Üç gün üst üste toplanan Türkmen ileri gelenlerinin, tartışmaları, dilekleri, talepleri soydaşlarımızın ne denli bir  “kıskaç”  içinde olduklarını açıkça gösteriyor.

Üstelik gerek Irak, gerek Suriye’nin kuzeyindeki Türkmenlerin, bir  “hayat memat”  mücadelesi verdikleri de biliniyor.

Ne var ki, Türkmenlere bir türlü gerekli, yardım eli uzatılmıyor.

Her ne kadar şimdi, Türkmenler, IŞİD’den boşaltılacak Azez-Cerablus arasında kalan topraklara güya  “güvenli bölgeye”  yerleştirilecekleri belirtiliyorsa da, bu onları bir yerde  “hedef” haline getirme operasyonuna da benziyor.

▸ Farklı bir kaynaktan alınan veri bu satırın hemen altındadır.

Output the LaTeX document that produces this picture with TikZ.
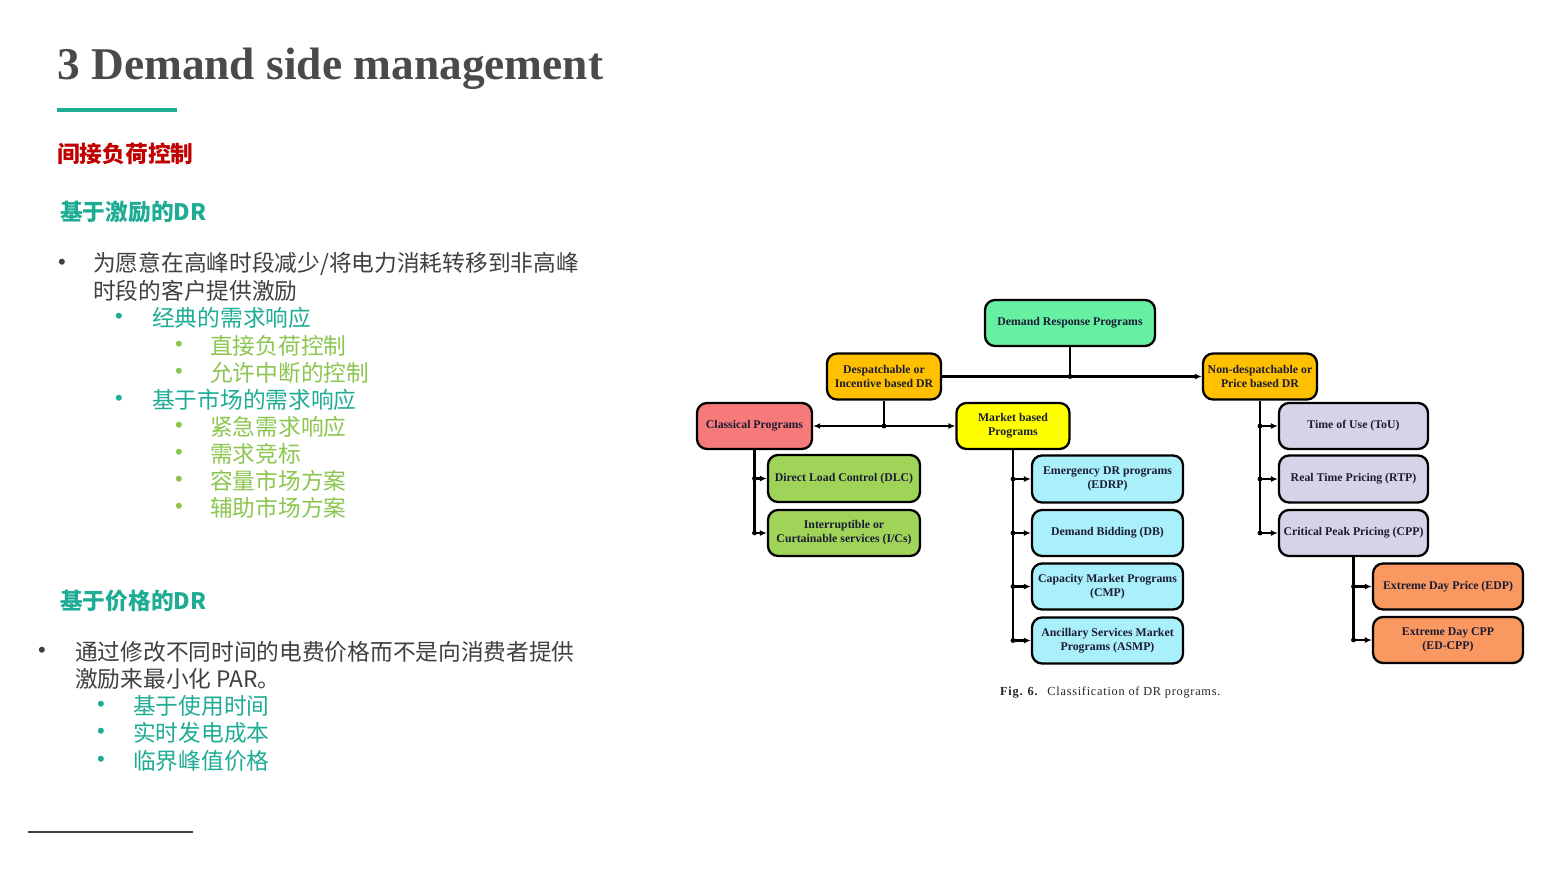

Zira, yanı başlarında bütün iştahlarıyla PYD ve IŞİD dururken güvende olmak çok zor görünüyor.

Tehcir endişesi duyuluyor

Aslında Türkmenler, Suriye’de oldukça dağınık bir coğrafyada yaşıyor.

Nüfuslarının üçte ikisi, çoğu Halep olmak üzere Rakka’nın kuzeyinde yoğunlaşıyor.

Hem Sırrın hem Cerablus çevresi Suriye Türkmenleri’nin en yoğun yaşadığı bölgelerden sayılıyor.

Bu bölgelerin de PYD’nin eline geçmesi halinde Türkmenler, yeni ve çok daha büyük bir “tehcir”  dalgasıyla karşılaşacaklarından endişe duyuyor.

Türkmenler, Türkiye’nin Suriyeli sığınmacıların barınma alanı olarak insani nedenlerle uzun süredir üzerinde durduğu Suriye rejimi uçuşlarına yasak güvenli bölgenin, Türkmen nüfus üzerindeki IŞİD baskısı ve PYD  tehdidine karşı önemli bir işlev göreceğini düşünüyor.

Nereden bakılırsa bakılsın; IŞİD, PYD ve rejim kuvvetleri ne yazık ki Türkmenlerin huzur ve güven içinde yaşamalarına set çekiyor.

Bütün uyarılara ve atılan çığlıklara rağmen, Yezidiler kadar bile korunamayan, yardım göremeyen Türkmenlerin, artık hayaller peşinde koşacak ne zamanları ne de takatları bulunuyor.

İstanbul’da toplanan Türkmen liderlerin gözlerinden  “masumiyet” ,  “belirsizlik”  akmasına rağmen inançlarını ve morallerini yitirmediklerini görmek gerçekten de, insana “kıvanç”  veriyor.

Dostumuz Dr. Cüneyt Mengü’yü bütün kalbimizle kutlamamız ve bütün gücümüzle desteklememiz gerekiyor.